The doctrine of Consideration is one of the most fundamental principles of the Indian Contract Act. It is often described as the “price” of the contract. Without consideration, a promise is usually just a social obligation, not a legal one.
1. Meaning of Consideration
Section 2(d) of the Indian Contract Act, 1872 defines consideration as follows:
“When, at the desire of the promisor, the promisee or any other person has done or abstained from doing, or does or abstains from doing, or promises to do or to abstain from doing, something, such act or abstinence or promise is called a consideration for the promise.”
Breakdown of the Definition:
- At the desire of the Promisor: The act must be done because the promisor asked for it. If you do something voluntarily, it is not consideration.
- By the Promisee or any other person: Consideration can be given by the person receiving the promise or even by a stranger (Third Party).
- Act or Abstinence: It can be positive (doing something) or negative (not doing something, e.g., promising not to sue).
2. “Quid Pro Quo” Explained
The term Consideration is derived from the Latin maxim “Quid Pro Quo,” which literally means “Something for Something.”
- Pollock’s Definition: “Consideration is the price for which the promise of the other is bought, and the promise thus given for value is enforceable.”
- Simple Logic: If A gives B a car, B must give A money (or something else) in return. That “return” is the Quid Pro Quo.

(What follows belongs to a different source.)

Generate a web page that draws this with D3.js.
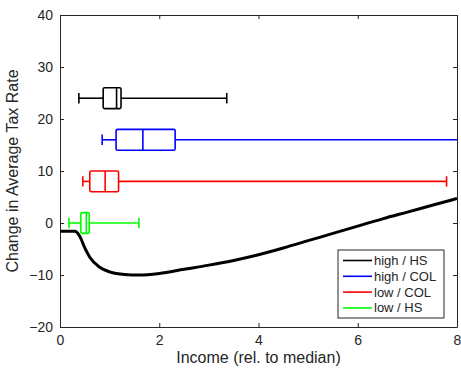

- Need not be adequate: The “something” given in return need not be equal in value. Selling a house worth ₹1 Crore for ₹10 Lakhs is valid consideration, provided the consent is free.
3. Types of Consideration
Based on “Time” (when the act is performed), consideration is classified into three types:
A. Past Consideration
- Definition: When the act was performed before the promise was made.
- Rule: Under English Law, past consideration is generally no consideration. However, under Indian Law, Past Consideration is VALID.
- Example: A finds B’s lost dog. A month later, B promises to pay A ₹500 for his help. This is valid past consideration.
B. Present (Executed) Consideration
- Definition: When the consideration moves simultaneously with the promise.
- Rule: This is the most common form in cash sales.
- Example: You buy an apple and pay cash immediately. You get the apple (act), the shopkeeper gets cash (act). Both happen at the same time.
C. Future (Executory) Consideration
- Definition: When the consideration is a promise to do something in the future.
- Rule: It is a promise for a promise.
- Example: A promises to deliver goods next week, and B promises to pay on delivery. Both parties have yet to perform their part.
4. Importance of Consideration
The importance of consideration is summarized in the legal maxim: “Ex nudo pacto non oritur actio” (Out of a naked pact, no cause of action arises).
- Section 25: This section clearly states that “An agreement made without consideration is void.”
- Legal Binding: Consideration is what transforms a casual promise (like “I will give you a gift”) into a binding contract. It serves as evidence that the parties intended to be legally bound.
5. Landmark Case Law
Here is the most important case regarding the rule that consideration must move “at the desire of the promisor.”
Case: Durga Prasad v. Baldeo (1880)
- Section: 2(d) (Desire of the Promisor)
- Facts: The District Collector of a town asked the plaintiff (Durga Prasad) to build some shops in the market. The plaintiff built the shops. Later, the defendants (shopkeepers who occupied these shops) promised to pay a commission to the plaintiff on all articles sold by them. When they failed to pay, the plaintiff sued them.
- Issue: Was there a valid consideration for the shopkeepers’ promise to pay the commission?
- Ratio Decidendi: The definition of consideration in Section 2(d) specifically uses the phrase “at the desire of the promisor.” In this case, the market was built at the desire of the Collector, not at the desire of the shopkeepers (promisors).
- Judgement: The court held that the contract was Void. Since the act (building the market) was not done at the desire of the promisors (shopkeepers), it did not constitute valid consideration. The plaintiff could not recover the commission.